La question de la pénibilité du travail

, par Eric

Extrait du Journal du Centre du 23 Mars 2023. Élodie et Sandrine expliquent la pénibilité du travail de caissière.

Extrait du JDC du 23 Mars 2023

La question de la pénibilité du travail s’est invitée au cœur des mobilisations contre la réforme des retraites. Nous donnons, toute cette semaine, la parole à des Nivernaises exerçant des professions invisibilisées, peu considérées, mais néanmoins essentielles. Élodie et Sandrine racontent les dessous de la profession de caissière, entre usure physique et incivilités des clients.

L’une a été caissière, l’autre l’est depuis peu. Élodie et Sandrine racontent les joies et les peines de ce métier qu’elles « ne se voient pas faire jusqu’au bout ».

Alice Forges
alice.forges@centrefrance.com

Une voix enregistrée diffuse en continu son message à caractère d’orientation, habillant la sortie des rayons d’une politesse convenue, et poussant, d’un sourire, les clients vers les hôtesses. “Caisse numéro 28. Merci !”
« Depuis que la file unique de la clientèle a été mise en place, en septembre, on appuie, on appuie. Dès qu’on est disponible, on appelle le client. Sinon, il râle. »
Élodie, 23 ans, travaille depuis deux ans comme caissière à Carrefour pour un salaire de 1.300 € par mois.

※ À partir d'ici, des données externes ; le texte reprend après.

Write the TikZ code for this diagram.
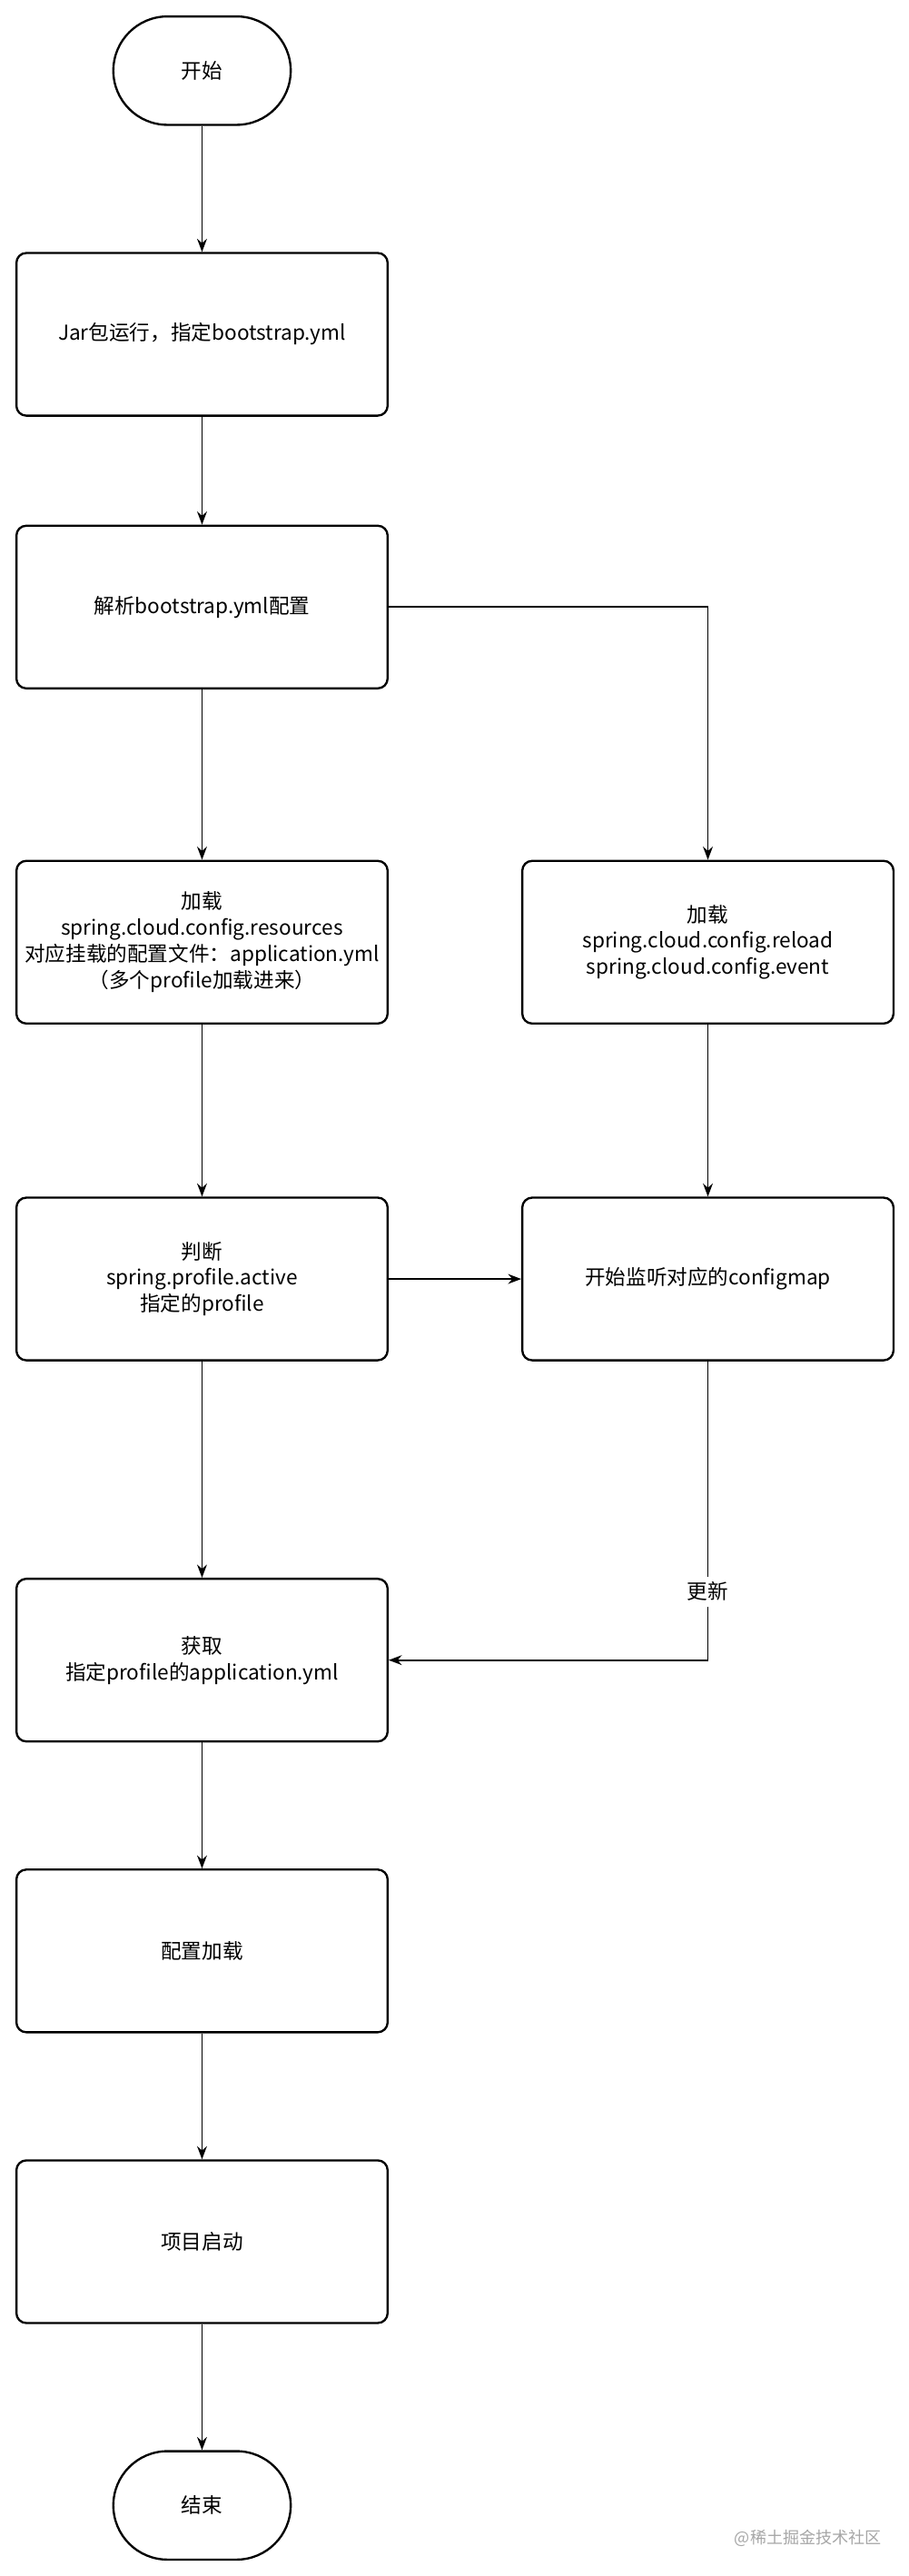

Des clients de plus en plus difficiles

Son métier, particulièrement féminisé malgré une présence plus soutenue de collègues masculins en contrats pros et étudiants, est souvent exercé à temps partiel. Un aspect qui n’est pas sans conséquence sur les retraites futures. « Mais ce qui est bien, c’est que nous faisons nos horaires nous-mêmes », relate Élodie.
Une autonomisation appréciée des “îlots” qui se voient ainsi libres d’organiser leurs plages de travail, avec une plus grande flexibilité.
« Et, c’est une chance, on n’est pas ouverts le dimanche… Pour l’instant ! », enchaîne Sandrine, employée à l’accueil, 47 ans dont vingt-deux chez Carrefour et déléguée FO.

Élodie, comme beaucoup de ses collègues, ne se voit pas « faire ça jusqu’au bout ».
Répétition des mouvements, charges à soulever, brouhaha constant auquel s’ajoute le volume sonore de la musique de la galerie commerçante ne peuvent être endurés plus de quarante ans.

Au bout de deux, la jeune femme présente déjà des douleurs à l’épaule.
Les troubles musculosquelettiques ne sont pas rares dans la profession, et nombre de ses collègues bénéficient déjà d’un mi-temps thérapeutique.
« Celles qui sont affectées au libre-service, c’est qu’elles ne sont plus aptes à la caisse. »

Mais le plus difficile aujourd’hui, ce sont, peut-être, les clients. Incivilités, impolitesse, voire racisme : Sandrine en sait quelque chose.
« Depuis la crise du Covid, surtout, les gens ont besoin d’évacuer. Et puis un centime, c’est un centime. Littéralement. On vient nous voir à l’accueil pour ça. »

« Les prix augmentent, les rayons ne sont parfois pas assez remplis, et il y a un manque de personnel », témoigne Élodie.
Lorsqu’elle demande un peu de compréhension face à une situation compliquée, certains n’hésitent pas à lui rétorquer, agressifs, qu’elle est « payée pour ça ».
« Les jeunes n’ont pas été formées à répondre la violence, elles subissent tout cela en permanence », regrette Sandrine.

Les clients, heureusement, ne sont pas tous de cette triste trempe. Mais l’automatisation à l’œuvre tend à réduire les contacts humains en même temps que l’impatience des acheteurs. L’instauration de la file unique diminue les possibilités de se diriger vers la caissière de son choix, ce qui participe à créer, par l’habitude, une forme de familiarité dans le quotidien. « On est de plus en plus robotisées », constate Élodie.

Intéressement, tickets-restaurants, chèques-vacances, comité d’entreprise impliqué allègent cependant le sentiment d’impuissance : « C’est sûr, il y a pire », souligne Élodie, qui ajoute, mettant en avant la solidarité des équipes : « Heureusement qu’on s’entend bien, qu’on rigole ! ».
Une complicité qui se faufile, joyeuse, au milieu de l’implacable régularité des “bips”.